* START *

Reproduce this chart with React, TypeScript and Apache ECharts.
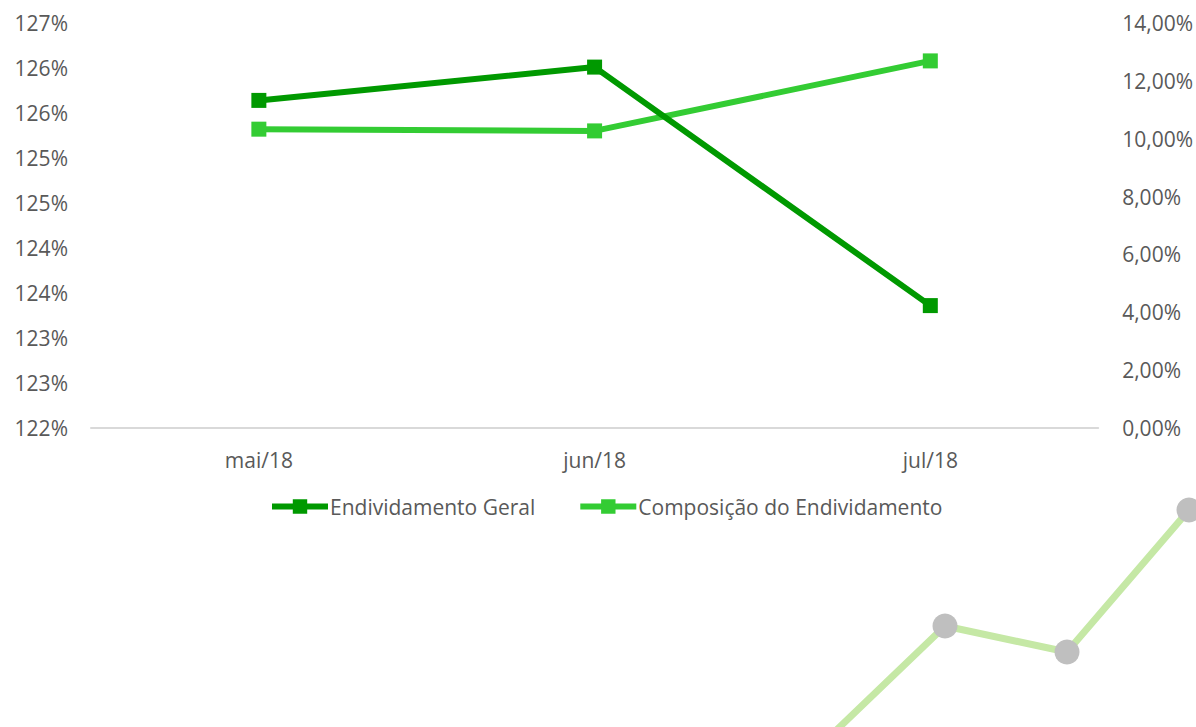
import React, { useEffect, useRef } from "react";
import * as echarts from "echarts";

const categories = ["mai/18", "jun/18", "jul/18"];
const endividamentoGeral = [125.64, 126.01, 123.36];
const composicaoEndividamento = [10.33, 10.27, 12.69];

// fragment of a neighbouring chart visible at the bottom right
const fragmentCategories = ["a", "b", "c", "d"];
const fragmentValues = [-16, 101, 75, 217];

const DARK = "#009900";
const LIGHT = "#33CC33";
const TEXT = "#595959";
const FONT = "'Open Sans', sans-serif";
const FS = 21;

export default function App() {
  const ref = useRef<HTMLDivElement>(null);
  useEffect(() => {
    if (!ref.current) return;
    const chart = echarts.init(ref.current, undefined, { renderer: "svg" });
    chart.setOption({
      animation: false,
      backgroundColor: "#ffffff",
      textStyle: { fontFamily: FONT },
      grid: [
        { left: 91, right: 97, top: 23, bottom: 299, containLabel: false },
        { left: 823, width: 366, top: 510, bottom: 0, containLabel: false },
      ],
      legend: {
        data: ["Endividamento Geral", "Composição do Endividamento"],
        top: 491,
        left: 264,
        itemWidth: 56,
        itemHeight: 18,
        itemGap: 42,
        lineStyle: { width: 6 },
        textStyle: { color: TEXT, fontSize: FS, fontFamily: FONT, padding: [0, 0, 0, -3] },
      },
      xAxis: [
        {
          type: "category",
          gridIndex: 0,
          data: categories,
          boundaryGap: true,
          axisLine: { lineStyle: { color: "#D9D9D9", width: 2 } },
          axisTick: { show: false },
          axisLabel: { color: TEXT, fontSize: FS, margin: 21, fontFamily: FONT },
        },
        {
          type: "category",
          gridIndex: 1,
          data: fragmentCategories,
          boundaryGap: false,
          show: false,
        },
      ],
      yAxis: [
        {
          type: "value",
          gridIndex: 0,
          min: 122,
          max: 126.5,
          interval: 0.5,
          splitLine: { show: false },
          axisLine: { show: false },
          axisTick: { show: false },
          axisLabel: {
            color: TEXT,
            fontSize: FS,
            margin: 23,
            fontFamily: FONT,
            formatter: (v: number) => Math.round(v) + "%",
          },
        },
        {
          type: "value",
          gridIndex: 0,
          position: "right",
          min: 0,
          max: 14,
          interval: 2,
          splitLine: { show: false },
          axisLine: { show: false },
          axisTick: { show: false },
          axisLabel: {
            color: TEXT,
            fontSize: FS,
            margin: 24,
            fontFamily: FONT,
            formatter: (v: number) => v.toFixed(2).replace(".", ",") + "%",
          },
        },
        {
          type: "value",
          gridIndex: 1,
          min: 0,
          max: 217,
          show: false,
        },
      ],
      series: [
        {
          name: "Endividamento Geral",
          type: "line",
          xAxisIndex: 0,
          yAxisIndex: 0,
          data: endividamentoGeral,
          symbol: "rect",
          symbolSize: 15,
          lineStyle: { color: DARK, width: 6 },
          itemStyle: { color: DARK },
          z: 3,
        },
        {
          name: "Composição do Endividamento",
          type: "line",
          xAxisIndex: 0,
          yAxisIndex: 1,
          data: composicaoEndividamento,
          symbol: "rect",
          symbolSize: 15,
          lineStyle: { color: LIGHT, width: 6 },
          itemStyle: { color: LIGHT },
          z: 2,
        },
        {
          name: "fragment",
          type: "line",
          xAxisIndex: 1,
          yAxisIndex: 2,
          data: fragmentValues,
          clip: false,
          symbol: "circle",
          symbolSize: 25,
          showSymbol: true,
          lineStyle: { color: "#C5E8A5", width: 7 },
          itemStyle: { color: "#BFBFBF" },
          silent: true,
        },
      ],
    });
    return () => chart.dispose();
  }, []);
  return (
    <div
      ref={ref}
      style={{ position: "absolute", left: 0, top: 0, width: 1196, height: 727 }}
    />
  );
}
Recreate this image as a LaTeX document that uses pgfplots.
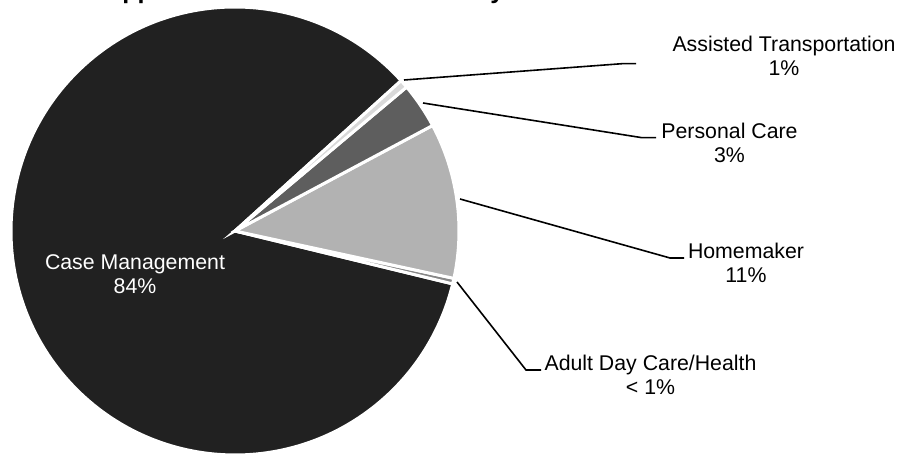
\documentclass[border=0pt]{standalone}
\usepackage{pgfplots}
\pgfplotsset{compat=1.18}
\usepackage{pgfplotstable}
\usepackage{fontspec}
\setmainfont{Liberation Sans}

% shares in percent, counterclockwise from the upper edge of Case Management
% gray = percentage of black in the slice fill
\pgfplotstableread{
share gray
84.5  87
0.4   47
11.2  30
3.3   63
0.6   15
}\piedata

\tikzset{lbl/.style={font=\fontsize{10.65}{12}\selectfont, anchor=base, inner sep=0pt}}

\begin{document}
\begin{tikzpicture}
\begin{axis}[
    x=0.5pt, y=0.5pt,
    xmin=0, xmax=900, ymin=0, ymax=454,
    at={(0,0)}, anchor=origin,
    hide axis, clip=false,
]
\pgfplotstablegetrowsof{\piedata}
\pgfmathtruncatemacro\lastrow{\pgfplotsretval-1}
\def\startangle{42.14}
\pgfplotsforeachungrouped \i in {0,...,\lastrow}{%
  \pgfplotstablegetelem{\i}{share}\of\piedata
  \let\sliceshare\pgfplotsretval
  \pgfplotstablegetelem{\i}{gray}\of\piedata
  \let\slicegray\pgfplotsretval
  \pgfmathsetmacro\endangle{\startangle+3.6*\sliceshare}
  \edef\temp{\noexpand\draw[fill=black!\slicegray, draw=white, line width=1.5pt]
    (axis cs:235,223) -- ++(\startangle:112pt)
    arc[start angle=\startangle, end angle=\endangle, radius=112pt] -- cycle;}
  \temp
  \let\startangle\endangle
}

% leader lines
\draw[line width=0.8pt] (404,374) -- (622,390.3) -- (636,390.3);
\draw[line width=0.8pt] (423,351) -- (642,316.3) -- (656,316.3);
\draw[line width=0.8pt] (460,255) -- (670,196) -- (684,196);
\draw[line width=0.8pt] (457,172) -- (526,84) -- (541,84);

% labels
\node[lbl] at (784,402) {Assisted Transportation};
\node[lbl] at (784,378) {1\%};
\node[lbl] at (729.5,315) {Personal Care};
\node[lbl] at (729.5,291) {3\%};
\node[lbl] at (746,195) {Homemaker};
\node[lbl] at (746,171) {11\%};
\node[lbl] at (650.5,83) {Adult Day Care/Health};
\node[lbl] at (650.5,59) {< 1\%};
\node[lbl, text=white] at (135,184) {Case Management};
\node[lbl, text=white] at (135,160) {84\%};

% title, mostly above the picture
\node[anchor=base west, inner sep=0pt, font=\fontsize{12.5}{15}\selectfont\bfseries]
  at (90,455.5) {Supportive Services Authorized by};
\end{axis}
\pgfresetboundingbox
\useasboundingbox (0,0) rectangle (450pt,227pt);
\end{tikzpicture}
\end{document}
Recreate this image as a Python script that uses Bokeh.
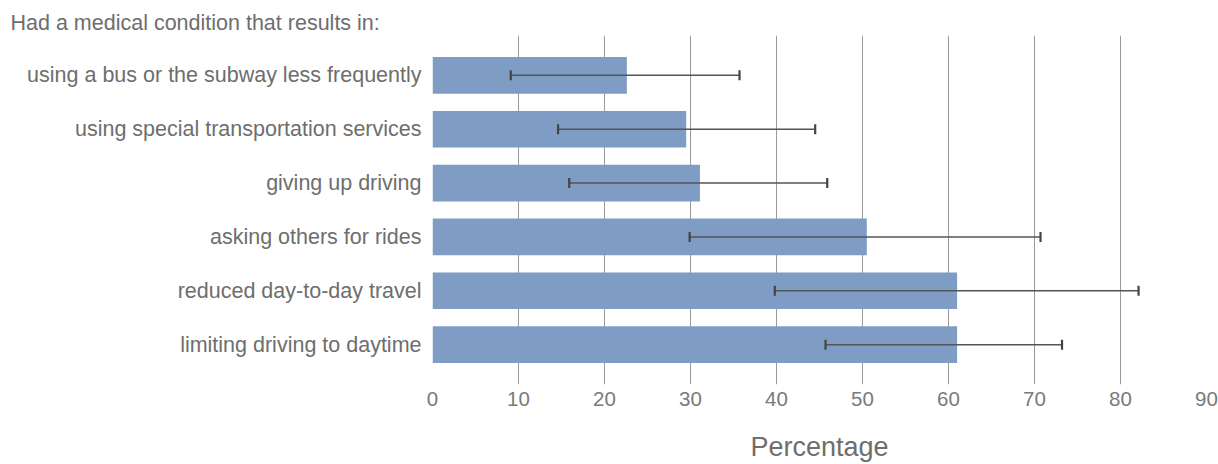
from bokeh.plotting import figure
from bokeh.models import Range1d, ColumnDataSource, Whisker, TeeHead, Title, FixedTicker
from bokeh.embed import file_html
from bokeh.resources import INLINE

categories = [
    "using a bus or the subway less frequently",
    "using special transportation services",
    "giving up driving",
    "asking others for rides",
    "reduced day-to-day travel",
    "limiting driving to daytime",
]
values = [22.6, 29.5, 31.1, 50.5, 61.0, 61.0]
lower = [9.1, 14.6, 15.9, 29.9, 39.8, 45.7]
upper = [35.7, 44.5, 45.9, 70.7, 82.1, 73.2]
x_ticks = [0, 10, 20, 30, 40, 50, 60, 70, 80, 90]

FONT = "Liberation Sans"
TEXT = "#6e6e6e"

pos = list(range(len(categories)))
src = ColumnDataSource(dict(y=pos, v=values, lo=lower, hi=upper))

p = figure(width=1218, height=464, output_backend="svg", toolbar_location=None,
           x_range=Range1d(0, 90), y_range=Range1d(5.74, -0.74),
           min_border_left=432, min_border_right=12, min_border_top=35,
           min_border_bottom=80, outline_line_color=None, tools="")

p.title = Title(text="Had a medical condition that results in:", align="left",
                offset=-422, standoff=1, text_font=FONT, text_font_size="21.5px",
                text_font_style="normal", text_color=TEXT)

p.hbar(y="y", right="v", left=0, height=0.68, source=src,
       fill_color="#7f9dc4", line_color=None)

w = Whisker(source=src, base="y", lower="lo", upper="hi", dimension="width",
            line_color="#555555", line_width=1.5, level="overlay",
            lower_head=TeeHead(size=10, line_color="#444444", line_width=2.2),
            upper_head=TeeHead(size=10, line_color="#444444", line_width=2.2))
p.add_layout(w)

p.xaxis.ticker = FixedTicker(ticks=x_ticks)
p.xaxis.axis_line_color = None
p.xaxis.major_tick_line_color = None
p.xaxis.minor_tick_line_color = None
p.xaxis.major_tick_out = 0
p.xaxis.major_label_standoff = 7
p.xaxis.major_label_text_font = FONT
p.xaxis.major_label_text_font_size = "20.5px"
p.xaxis.major_label_text_color = "#7a7a7a"
p.xaxis.axis_label = "Percentage"
p.xaxis.axis_label_text_font = FONT
p.xaxis.axis_label_text_font_size = "27px"
p.xaxis.axis_label_text_font_style = "normal"
p.xaxis.axis_label_text_color = TEXT
p.xaxis.axis_label_standoff = 23

p.yaxis.ticker = FixedTicker(ticks=pos)
p.yaxis.major_label_overrides = {i: c for i, c in zip(pos, categories)}
p.yaxis.axis_line_color = None
p.yaxis.major_tick_line_color = None
p.yaxis.minor_tick_line_color = None
p.yaxis.major_tick_out = 0
p.yaxis.major_label_standoff = 11
p.yaxis.major_label_text_font = FONT
p.yaxis.major_label_text_font_size = "21.5px"
p.yaxis.major_label_text_color = TEXT

p.xgrid.grid_line_color = "#9a9a9a"
p.xgrid.grid_line_width = 1
p.ygrid.grid_line_color = None

open("out.html", "w").write(file_html(p, INLINE))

* END *

GIVEN PROBLEM:
Please quote the lines of the material, beginning with the first and ending with the one that contains "const FS = 21;", exactly as written and without any pictures.

CORRECT RESPONSE:
Reproduce this chart with React, TypeScript and Apache ECharts.
import React, { useEffect, useRef } from "react";
import * as echarts from "echarts";

const categories = ["mai/18", "jun/18", "jul/18"];
const endividamentoGeral = [125.64, 126.01, 123.36];
const composicaoEndividamento = [10.33, 10.27, 12.69];

// fragment of a neighbouring chart visible at the bottom right
const fragmentCategories = ["a", "b", "c", "d"];
const fragmentValues = [-16, 101, 75, 217];

const DARK = "#009900";
const LIGHT = "#33CC33";
const TEXT = "#595959";
const FONT = "'Open Sans', sans-serif";
const FS = 21;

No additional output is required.